The film ends with another succession of real and fairy-tale images as a now more mature lieutenant guides his men into bombed out German buildings during the fall of Berlin. As in Mirror, Tarkovsky anchors us to the real world with the use of footage shot on the frontlines before retreating into the subjective and the impressionistic.
Visibly scarred, the young lieutenant stands in the ruins of a German prison with official files piled up at his feet. His soldiers scramble down into the basement through a hole in the floor and return with documents cataloguing every execution and atrocity perpetrated by the Nazi war machine. The Freudian mechanics are obvious in so far as the soldiers are delving into the basement of the unconscious only to present the lieutenant with all sorts of unwanted and long-buried truths, including details of the child soldier’s execution at German hands.
Watching Ivan’s Childhood, I was struck by its extraordinary resemblance to Charles Laughton’s peerless The Night of the Hunter. Rubbished at the time of its release, Laughton’s only film took inspiration from German Impressionist cinema and presented its audience with a highly-stylised visual reconstruction of its characters’ subjective realities. This desire to recreate a child’s point of view explains why the film is so steeped in the gothic imagery of fairy tales.
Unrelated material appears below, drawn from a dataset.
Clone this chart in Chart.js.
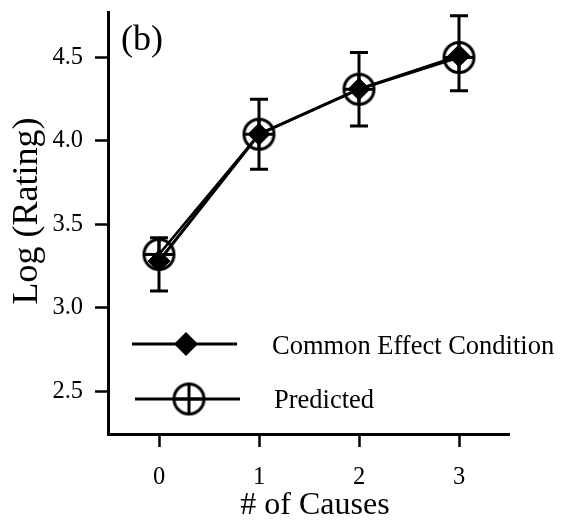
<!DOCTYPE html>
<html>
<head>
<meta charset="utf-8">
<script src="https://cdn.jsdelivr.net/npm/chart.js@4/dist/chart.umd.min.js"></script>
<style>
  html, body { margin: 0; padding: 0; background: #ffffff; }
  #wrap { position: relative; width: 561px; height: 527px; }
</style>
</head>
<body>
<div id="wrap"><canvas id="chart" width="561" height="527"></canvas></div>
<script>
// number of causes on the x axis
const causes = [0, 1, 2, 3];
// mean log rating, common effect condition, with error bar ends
const commonEffect = [3.28, 4.04, 4.31, 4.51];
const ceErrLow = [3.10, 3.83, 4.09, 4.30];
const ceErrHigh = [3.42, 4.25, 4.53, 4.75];
// model prediction
const predicted = [3.32, 4.04, 4.31, 4.50];

const xTickLabels = ['0', '1', '2', '3'];
const yTicks = [2.5, 3.0, 3.5, 4.0, 4.5];
const yTickLabels = ['2.5', '3.0', '3.5', '4.0', '4.5'];
const legendLabels = ['Common Effect Condition', 'Predicted'];
const xTitle = '# of Causes';
const yTitle = 'Log (Rating)';
const panelLabel = '(b)';

const SERIF = '"Liberation Serif", "Times New Roman", serif';

function circleCross(r, lw) {
    const size = Math.ceil(2 * r + lw + 2);
    const c = document.createElement('canvas');
    c.width = size;
    c.height = size;
    const g = c.getContext('2d');
    const m = size / 2;
    g.strokeStyle = '#000';
    g.lineWidth = lw;
    g.beginPath();
    g.arc(m, m, r, 0, Math.PI * 2);
    g.moveTo(m - r, m);
    g.lineTo(m + r, m);
    g.moveTo(m, m - r);
    g.lineTo(m, m + r);
    g.stroke();
    return c;
}

const predMarker = circleCross(15, 3);

function pts(ys) {
    return causes.map(function (x, i) {
        return { x: x, y: ys[i] };
    });
}

// error bars for the common effect condition, drawn through the scales
const errorBars = {
    id: 'errorBars',
    beforeDatasetsDraw: function (chart) {
        const xs = chart.scales.x;
        const ys = chart.scales.y;
        const ctx = chart.ctx;
        ctx.save();
        ctx.strokeStyle = '#000';
        ctx.lineWidth = 3;
        causes.forEach(function (c, i) {
            const px = xs.getPixelForValue(c);
            const lo = ys.getPixelForValue(ceErrLow[i]);
            const hi = ys.getPixelForValue(ceErrHigh[i]);
            ctx.beginPath();
            ctx.moveTo(px, lo);
            ctx.lineTo(px, hi);
            ctx.moveTo(px - 9, lo);
            ctx.lineTo(px + 9, lo);
            ctx.moveTo(px - 9, hi);
            ctx.lineTo(px + 9, hi);
            ctx.stroke();
        });
        ctx.restore();
    },
};

// legend inside the plot (line runs through the marker), panel label and axis titles
const annotations = {
    id: 'annotations',
    afterDraw: function (chart) {
        const ctx = chart.ctx;
        ctx.save();
        ctx.strokeStyle = '#000';
        ctx.fillStyle = '#000';
        ctx.lineWidth = 3;

        ctx.beginPath();
        ctx.moveTo(132, 344);
        ctx.lineTo(237, 344);
        ctx.moveTo(135, 399);
        ctx.lineTo(240, 399);
        ctx.stroke();

        ctx.beginPath();
        ctx.moveTo(186, 332);
        ctx.lineTo(198, 344);
        ctx.lineTo(186, 356);
        ctx.lineTo(174, 344);
        ctx.closePath();
        ctx.fill();

        ctx.drawImage(predMarker, 189 - predMarker.width / 2, 399 - predMarker.height / 2);

        ctx.font = '26.5px ' + SERIF;
        ctx.textBaseline = 'middle';
        ctx.textAlign = 'left';
        ctx.fillText(legendLabels[0], 272, 347);
        ctx.fillText(legendLabels[1], 274, 401);

        ctx.textBaseline = 'alphabetic';
        ctx.font = '36px ' + SERIF;
        ctx.fillText(panelLabel, 121, 50);

        ctx.font = '32px ' + SERIF;
        ctx.textAlign = 'center';
        ctx.fillText(xTitle, 315, 514);

        ctx.translate(37, 211);
        ctx.rotate(-Math.PI / 2);
        ctx.font = '36px ' + SERIF;
        ctx.fillText(yTitle, 0, 0);
        ctx.restore();
    },
};

new Chart(document.getElementById('chart').getContext('2d'), {
    type: 'line',
    data: {
        datasets: [
            {
                label: legendLabels[0],
                data: pts(commonEffect),
                borderColor: '#000',
                backgroundColor: '#000',
                borderWidth: 3,
                pointStyle: 'rectRot',
                pointRadius: 11,
                pointBorderWidth: 1,
                tension: 0,
            },
            {
                label: legendLabels[1],
                data: pts(predicted),
                borderColor: '#000',
                backgroundColor: 'transparent',
                borderWidth: 2.5,
                pointStyle: predMarker,
                tension: 0,
            },
        ],
    },
    options: {
        responsive: false,
        animation: false,
        events: [],
        layout: { padding: { top: 10, right: 52, left: 0, bottom: 0 } },
        plugins: {
            legend: { display: false },
            tooltip: { enabled: false },
        },
        scales: {
            x: {
                type: 'linear',
                min: -0.51,
                max: 3.5,
                afterFit: function (s) {
                    s.height = 93;
                    s.paddingLeft = 0;
                    s.paddingRight = 0;
                },
                afterBuildTicks: function (s) {
                    s.ticks = causes.map(function (v) {
                        return { value: v };
                    });
                },
                border: { display: true, width: 3, color: '#000' },
                grid: {
                    drawOnChartArea: false,
                    drawTicks: true,
                    tickLength: 13,
                    tickWidth: 2.5,
                    tickColor: '#000',
                },
                ticks: {
                    color: '#000',
                    padding: 16,
                    font: { family: SERIF, size: 24.5 },
                    callback: function (v) {
                        const i = causes.indexOf(v);
                        return i >= 0 ? xTickLabels[i] : '';
                    },
                },
            },
            y: {
                min: 2.2435,
                max: 4.7726,
                afterFit: function (s) {
                    s.width = 108;
                    s.paddingTop = 0;
                    s.paddingBottom = 0;
                },
                afterBuildTicks: function (s) {
                    s.ticks = yTicks.map(function (v) {
                        return { value: v };
                    });
                },
                border: { display: true, width: 3, color: '#000' },
                grid: {
                    drawOnChartArea: false,
                    drawTicks: true,
                    tickLength: 13,
                    tickWidth: 2.5,
                    tickColor: '#000',
                },
                ticks: {
                    color: '#000',
                    padding: 12,
                    font: { family: SERIF, size: 24.5 },
                    callback: function (v) {
                        const i = yTicks.indexOf(v);
                        return i >= 0 ? yTickLabels[i] : '';
                    },
                },
            },
        },
    },
    plugins: [errorBars, annotations],
});
</script>
</body>
</html>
Tarkovsky follows Laughton in choosing to represent the no-man’s-land between childhood and adulthood as overflowing with gothic menace. What Tarkovsky adds to Laughton’s analysis is the idea of adolescence as a temporary resting place that exerts both a push and a pull on the people whose ages surround adolescence. Thus, the child soldier is lured into adolescence when childlike innocence is wrenched from him by the horrors of war while the young lieutenant reverts to a simplified state of adolescence by virtue of his inability to cope with the hardships of adult life.
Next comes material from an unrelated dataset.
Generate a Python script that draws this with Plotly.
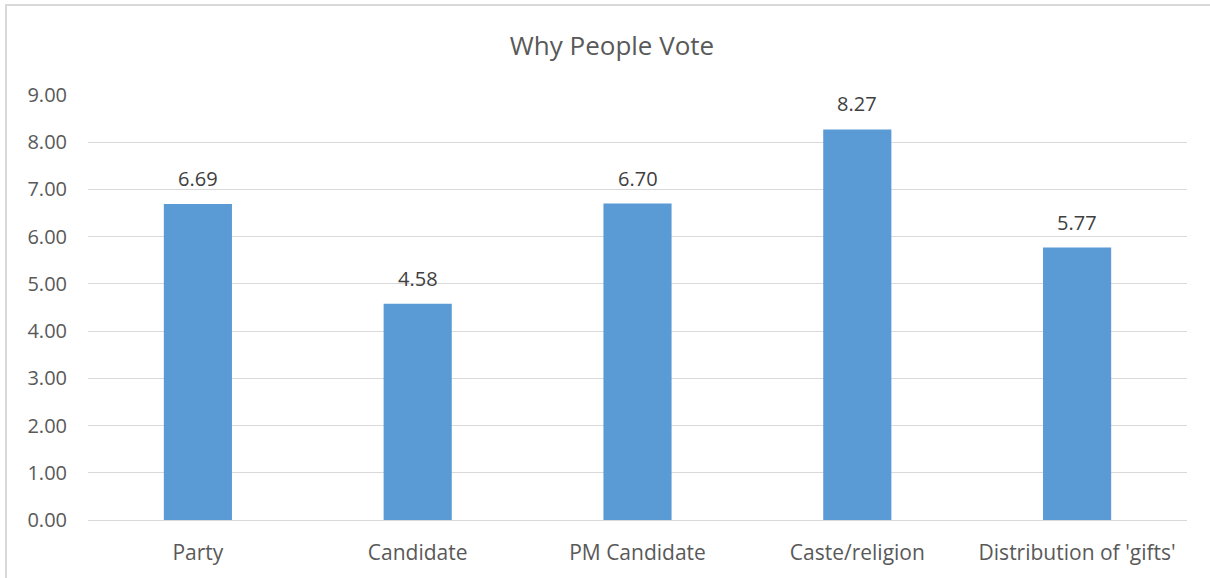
import plotly.graph_objects as go

categories = ["Party", "Candidate", "PM Candidate", "Caste/religion", "Distribution of 'gifts'"]
values = [6.69, 4.58, 6.70, 8.27, 5.77]
y_ticks = [0, 1, 2, 3, 4, 5, 6, 7, 8, 9]
title = "Why People Vote"

font_family = "Open Sans, Noto Sans, sans-serif"

fig = go.Figure(
    go.Bar(
        x=categories,
        y=values,
        marker=dict(color="#5B9BD5", line=dict(width=0)),
        hoverinfo="x+y",
    )
)

annotations = [
    dict(
        x=c,
        y=v,
        xref="x",
        yref="y",
        text=f"{v:.2f}",
        showarrow=False,
        yanchor="bottom",
        yshift=10,
        font=dict(size=20, color="#404040", family=font_family),
    )
    for c, v in zip(categories, values)
]

fig.update_layout(
    width=1210,
    height=578,
    margin=dict(l=88, r=23, t=95, b=58),
    paper_bgcolor="white",
    plot_bgcolor="white",
    bargap=0.69,
    showlegend=False,
    annotations=annotations,
    title=dict(
        text=title,
        x=612 / 1210,
        xref="container",
        xanchor="center",
        y=1 - 46 / 578,
        yanchor="middle",
        font=dict(size=26, color="#595959", family=font_family),
    ),
    font=dict(family=font_family, color="#595959"),
    shapes=[
        dict(
            type="rect",
            xref="paper",
            yref="paper",
            x0=-82 / 1099,
            x1=1.2,
            y0=-0.3,
            y1=1 + 90 / 425,
            line=dict(color="#D9D9D9", width=2),
            fillcolor="rgba(0,0,0,0)",
            layer="below",
        )
    ],
)

fig.update_xaxes(
    showgrid=False,
    showline=True,
    linecolor="#D9D9D9",
    linewidth=1,
    ticks="",
    ticklabelstandoff=14,
    tickfont=dict(size=21, color="#595959"),
)
fig.update_yaxes(
    range=[0, 9],
    tickvals=y_ticks,
    ticktext=[f"{t:.2f}" for t in y_ticks],
    showgrid=True,
    gridcolor="#D9D9D9",
    gridwidth=1,
    zeroline=False,
    showline=False,
    ticks="",
    ticklabelstandoff=20,
    tickfont=dict(size=20, color="#595959"),
)

fig.write_html(
    "out.html",
    config={"displayModeBar": False},
    post_script="document.body.style.margin='0';",
)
The closing images of Ivan’s Childhood explore these themes with considerable power as the battle-scarred young lieutenant physically descends into his own subconscious only to be confronted with images of nooses and guillotines imbued with the same gothic majesty as those Russian forests from the opening scenes. As he imagines the child soldier’s head rolling across the floor, the young lieutenant is plagued by feelings of guilt born of the realisation that his decision to accompany the child back across the river and into German territory resulted in the child’s death. The river represents not just the ever-shifting lines between childhood and adulthood but also the one between dream and reality. By accompanying the child across the river, the young lieutenant was forcing the boy back into pre-mature adulthood and onwards into death and fantasy. Now dead, the child lives on only in the young lieutenant’s dreams as he is visited by a sunlit beach not all that different from the one in the opening scene. The only difference between the sunlit beach dreamed of by the child and the sunlit beach dreamed of by the young lieutenant is that the young lieutenant’s beach is littered with gnarled pieces of wood that rise up out of the sands like the gun emplacements from the opening scene. Having seen too much and advanced too far towards adulthood, the young lieutenant cannot even fantasise about the kind of sunlit innocence that once haunted the child soldier’s dreams. In the mind of the young lieutenant, innocence is born flawed and destined to run screaming into darkness.